● OBJECTIVE: Each line of the material must be repeated precisely, with the pictures left out.

● LISTING:
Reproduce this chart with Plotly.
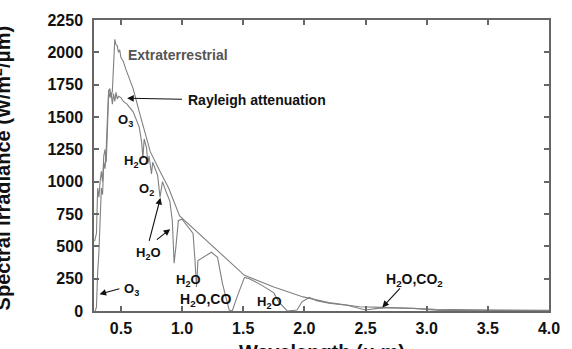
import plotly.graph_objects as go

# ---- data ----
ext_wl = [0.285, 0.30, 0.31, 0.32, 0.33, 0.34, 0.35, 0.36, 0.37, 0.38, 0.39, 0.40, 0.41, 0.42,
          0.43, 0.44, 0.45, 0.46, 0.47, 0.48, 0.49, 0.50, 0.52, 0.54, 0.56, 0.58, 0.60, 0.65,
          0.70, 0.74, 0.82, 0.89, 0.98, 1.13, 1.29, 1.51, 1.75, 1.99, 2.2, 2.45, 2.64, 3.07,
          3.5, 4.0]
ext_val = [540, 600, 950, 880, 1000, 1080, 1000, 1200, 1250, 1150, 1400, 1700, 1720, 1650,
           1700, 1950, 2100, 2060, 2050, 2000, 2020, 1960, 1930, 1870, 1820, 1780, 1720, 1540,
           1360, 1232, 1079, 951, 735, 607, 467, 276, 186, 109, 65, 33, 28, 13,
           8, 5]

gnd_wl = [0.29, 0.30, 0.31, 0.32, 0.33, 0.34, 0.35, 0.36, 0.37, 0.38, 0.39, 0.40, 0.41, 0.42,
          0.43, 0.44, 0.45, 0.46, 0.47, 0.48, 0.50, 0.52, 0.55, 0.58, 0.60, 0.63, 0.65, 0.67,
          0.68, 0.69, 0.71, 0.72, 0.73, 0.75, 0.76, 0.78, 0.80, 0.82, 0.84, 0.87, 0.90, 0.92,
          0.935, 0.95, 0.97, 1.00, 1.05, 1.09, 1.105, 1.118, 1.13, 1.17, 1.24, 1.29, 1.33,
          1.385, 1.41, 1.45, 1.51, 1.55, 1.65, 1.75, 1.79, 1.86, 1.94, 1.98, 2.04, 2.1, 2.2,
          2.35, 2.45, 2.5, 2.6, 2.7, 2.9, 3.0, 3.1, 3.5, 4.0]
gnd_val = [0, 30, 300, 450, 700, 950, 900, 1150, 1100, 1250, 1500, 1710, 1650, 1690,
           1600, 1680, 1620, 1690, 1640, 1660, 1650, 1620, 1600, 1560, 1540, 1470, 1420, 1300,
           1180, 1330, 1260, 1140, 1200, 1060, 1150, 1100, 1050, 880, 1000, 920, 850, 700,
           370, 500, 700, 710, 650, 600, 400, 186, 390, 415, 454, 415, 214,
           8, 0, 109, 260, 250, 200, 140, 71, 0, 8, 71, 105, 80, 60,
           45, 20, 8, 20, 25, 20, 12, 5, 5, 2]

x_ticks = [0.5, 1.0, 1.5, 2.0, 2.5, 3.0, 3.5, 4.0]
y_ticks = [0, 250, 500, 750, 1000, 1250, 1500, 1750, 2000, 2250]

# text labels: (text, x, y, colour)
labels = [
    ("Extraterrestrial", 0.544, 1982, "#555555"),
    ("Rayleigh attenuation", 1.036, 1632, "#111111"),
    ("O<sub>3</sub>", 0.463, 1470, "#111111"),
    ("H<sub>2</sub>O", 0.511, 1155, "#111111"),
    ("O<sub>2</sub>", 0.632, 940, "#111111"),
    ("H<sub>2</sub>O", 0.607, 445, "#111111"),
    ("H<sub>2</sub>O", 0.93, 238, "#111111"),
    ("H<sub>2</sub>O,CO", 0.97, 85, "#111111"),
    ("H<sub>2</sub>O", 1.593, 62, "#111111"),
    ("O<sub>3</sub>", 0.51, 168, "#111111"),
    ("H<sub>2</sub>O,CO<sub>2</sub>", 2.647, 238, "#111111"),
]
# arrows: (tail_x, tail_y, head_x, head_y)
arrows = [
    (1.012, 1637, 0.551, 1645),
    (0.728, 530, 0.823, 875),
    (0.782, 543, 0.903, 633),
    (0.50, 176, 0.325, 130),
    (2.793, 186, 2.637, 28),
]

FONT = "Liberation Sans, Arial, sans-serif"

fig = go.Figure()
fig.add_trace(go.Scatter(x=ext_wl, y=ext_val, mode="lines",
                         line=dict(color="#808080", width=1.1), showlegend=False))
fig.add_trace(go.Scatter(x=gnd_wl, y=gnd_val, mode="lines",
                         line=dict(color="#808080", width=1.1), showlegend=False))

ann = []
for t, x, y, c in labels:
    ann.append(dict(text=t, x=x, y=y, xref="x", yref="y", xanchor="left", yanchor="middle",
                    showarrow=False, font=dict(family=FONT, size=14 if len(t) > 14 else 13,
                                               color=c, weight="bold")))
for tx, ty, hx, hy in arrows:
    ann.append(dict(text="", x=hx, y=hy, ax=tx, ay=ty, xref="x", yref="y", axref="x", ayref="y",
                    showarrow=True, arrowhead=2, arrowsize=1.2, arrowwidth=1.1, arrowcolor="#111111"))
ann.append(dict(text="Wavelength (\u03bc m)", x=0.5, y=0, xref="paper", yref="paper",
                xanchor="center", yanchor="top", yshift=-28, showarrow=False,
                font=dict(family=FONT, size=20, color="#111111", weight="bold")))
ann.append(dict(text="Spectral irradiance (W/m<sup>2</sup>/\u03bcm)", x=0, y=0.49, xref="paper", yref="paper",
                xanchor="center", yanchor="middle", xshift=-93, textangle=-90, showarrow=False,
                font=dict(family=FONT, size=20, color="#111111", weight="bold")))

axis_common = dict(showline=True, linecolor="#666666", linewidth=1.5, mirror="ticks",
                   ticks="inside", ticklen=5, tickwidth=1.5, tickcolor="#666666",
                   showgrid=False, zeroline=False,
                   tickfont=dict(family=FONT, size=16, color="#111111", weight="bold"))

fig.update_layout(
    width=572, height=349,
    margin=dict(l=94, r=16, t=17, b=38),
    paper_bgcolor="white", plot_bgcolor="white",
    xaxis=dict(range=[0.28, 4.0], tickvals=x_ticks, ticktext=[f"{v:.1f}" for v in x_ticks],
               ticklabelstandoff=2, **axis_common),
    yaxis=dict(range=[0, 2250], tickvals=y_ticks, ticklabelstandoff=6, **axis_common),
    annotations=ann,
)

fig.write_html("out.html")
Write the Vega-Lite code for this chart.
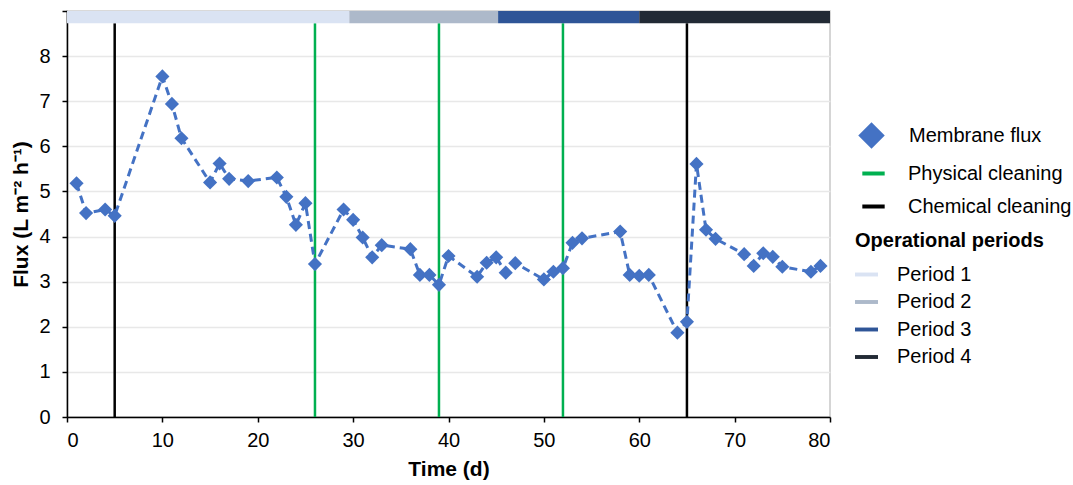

● OUTPUT FOR THIS TASK:
Reproduce this chart with Plotly.
import plotly.graph_objects as go

# ---- data ----
ext_wl = [0.285, 0.30, 0.31, 0.32, 0.33, 0.34, 0.35, 0.36, 0.37, 0.38, 0.39, 0.40, 0.41, 0.42,
          0.43, 0.44, 0.45, 0.46, 0.47, 0.48, 0.49, 0.50, 0.52, 0.54, 0.56, 0.58, 0.60, 0.65,
          0.70, 0.74, 0.82, 0.89, 0.98, 1.13, 1.29, 1.51, 1.75, 1.99, 2.2, 2.45, 2.64, 3.07,
          3.5, 4.0]
ext_val = [540, 600, 950, 880, 1000, 1080, 1000, 1200, 1250, 1150, 1400, 1700, 1720, 1650,
           1700, 1950, 2100, 2060, 2050, 2000, 2020, 1960, 1930, 1870, 1820, 1780, 1720, 1540,
           1360, 1232, 1079, 951, 735, 607, 467, 276, 186, 109, 65, 33, 28, 13,
           8, 5]

gnd_wl = [0.29, 0.30, 0.31, 0.32, 0.33, 0.34, 0.35, 0.36, 0.37, 0.38, 0.39, 0.40, 0.41, 0.42,
          0.43, 0.44, 0.45, 0.46, 0.47, 0.48, 0.50, 0.52, 0.55, 0.58, 0.60, 0.63, 0.65, 0.67,
          0.68, 0.69, 0.71, 0.72, 0.73, 0.75, 0.76, 0.78, 0.80, 0.82, 0.84, 0.87, 0.90, 0.92,
          0.935, 0.95, 0.97, 1.00, 1.05, 1.09, 1.105, 1.118, 1.13, 1.17, 1.24, 1.29, 1.33,
          1.385, 1.41, 1.45, 1.51, 1.55, 1.65, 1.75, 1.79, 1.86, 1.94, 1.98, 2.04, 2.1, 2.2,
          2.35, 2.45, 2.5, 2.6, 2.7, 2.9, 3.0, 3.1, 3.5, 4.0]
gnd_val = [0, 30, 300, 450, 700, 950, 900, 1150, 1100, 1250, 1500, 1710, 1650, 1690,
           1600, 1680, 1620, 1690, 1640, 1660, 1650, 1620, 1600, 1560, 1540, 1470, 1420, 1300,
           1180, 1330, 1260, 1140, 1200, 1060, 1150, 1100, 1050, 880, 1000, 920, 850, 700,
           370, 500, 700, 710, 650, 600, 400, 186, 390, 415, 454, 415, 214,
           8, 0, 109, 260, 250, 200, 140, 71, 0, 8, 71, 105, 80, 60,
           45, 20, 8, 20, 25, 20, 12, 5, 5, 2]

x_ticks = [0.5, 1.0, 1.5, 2.0, 2.5, 3.0, 3.5, 4.0]
y_ticks = [0, 250, 500, 750, 1000, 1250, 1500, 1750, 2000, 2250]

# text labels: (text, x, y, colour)
labels = [
    ("Extraterrestrial", 0.544, 1982, "#555555"),
    ("Rayleigh attenuation", 1.036, 1632, "#111111"),
    ("O<sub>3</sub>", 0.463, 1470, "#111111"),
    ("H<sub>2</sub>O", 0.511, 1155, "#111111"),
    ("O<sub>2</sub>", 0.632, 940, "#111111"),
    ("H<sub>2</sub>O", 0.607, 445, "#111111"),
    ("H<sub>2</sub>O", 0.93, 238, "#111111"),
    ("H<sub>2</sub>O,CO", 0.97, 85, "#111111"),
    ("H<sub>2</sub>O", 1.593, 62, "#111111"),
    ("O<sub>3</sub>", 0.51, 168, "#111111"),
    ("H<sub>2</sub>O,CO<sub>2</sub>", 2.647, 238, "#111111"),
]
# arrows: (tail_x, tail_y, head_x, head_y)
arrows = [
    (1.012, 1637, 0.551, 1645),
    (0.728, 530, 0.823, 875),
    (0.782, 543, 0.903, 633),
    (0.50, 176, 0.325, 130),
    (2.793, 186, 2.637, 28),
]

FONT = "Liberation Sans, Arial, sans-serif"

fig = go.Figure()
fig.add_trace(go.Scatter(x=ext_wl, y=ext_val, mode="lines",
                         line=dict(color="#808080", width=1.1), showlegend=False))
fig.add_trace(go.Scatter(x=gnd_wl, y=gnd_val, mode="lines",
                         line=dict(color="#808080", width=1.1), showlegend=False))

ann = []
for t, x, y, c in labels:
    ann.append(dict(text=t, x=x, y=y, xref="x", yref="y", xanchor="left", yanchor="middle",
                    showarrow=False, font=dict(family=FONT, size=14 if len(t) > 14 else 13,
                                               color=c, weight="bold")))
for tx, ty, hx, hy in arrows:
    ann.append(dict(text="", x=hx, y=hy, ax=tx, ay=ty, xref="x", yref="y", axref="x", ayref="y",
                    showarrow=True, arrowhead=2, arrowsize=1.2, arrowwidth=1.1, arrowcolor="#111111"))
ann.append(dict(text="Wavelength (\u03bc m)", x=0.5, y=0, xref="paper", yref="paper",
                xanchor="center", yanchor="top", yshift=-28, showarrow=False,
                font=dict(family=FONT, size=20, color="#111111", weight="bold")))
ann.append(dict(text="Spectral irradiance (W/m<sup>2</sup>/\u03bcm)", x=0, y=0.49, xref="paper", yref="paper",
                xanchor="center", yanchor="middle", xshift=-93, textangle=-90, showarrow=False,
                font=dict(family=FONT, size=20, color="#111111", weight="bold")))

axis_common = dict(showline=True, linecolor="#666666", linewidth=1.5, mirror="ticks",
                   ticks="inside", ticklen=5, tickwidth=1.5, tickcolor="#666666",
                   showgrid=False, zeroline=False,
                   tickfont=dict(family=FONT, size=16, color="#111111", weight="bold"))

fig.update_layout(
    width=572, height=349,
    margin=dict(l=94, r=16, t=17, b=38),
    paper_bgcolor="white", plot_bgcolor="white",
    xaxis=dict(range=[0.28, 4.0], tickvals=x_ticks, ticktext=[f"{v:.1f}" for v in x_ticks],
               ticklabelstandoff=2, **axis_common),
    yaxis=dict(range=[0, 2250], tickvals=y_ticks, ticklabelstandoff=6, **axis_common),
    annotations=ann,
)

fig.write_html("out.html")
Write the Vega-Lite code for this chart.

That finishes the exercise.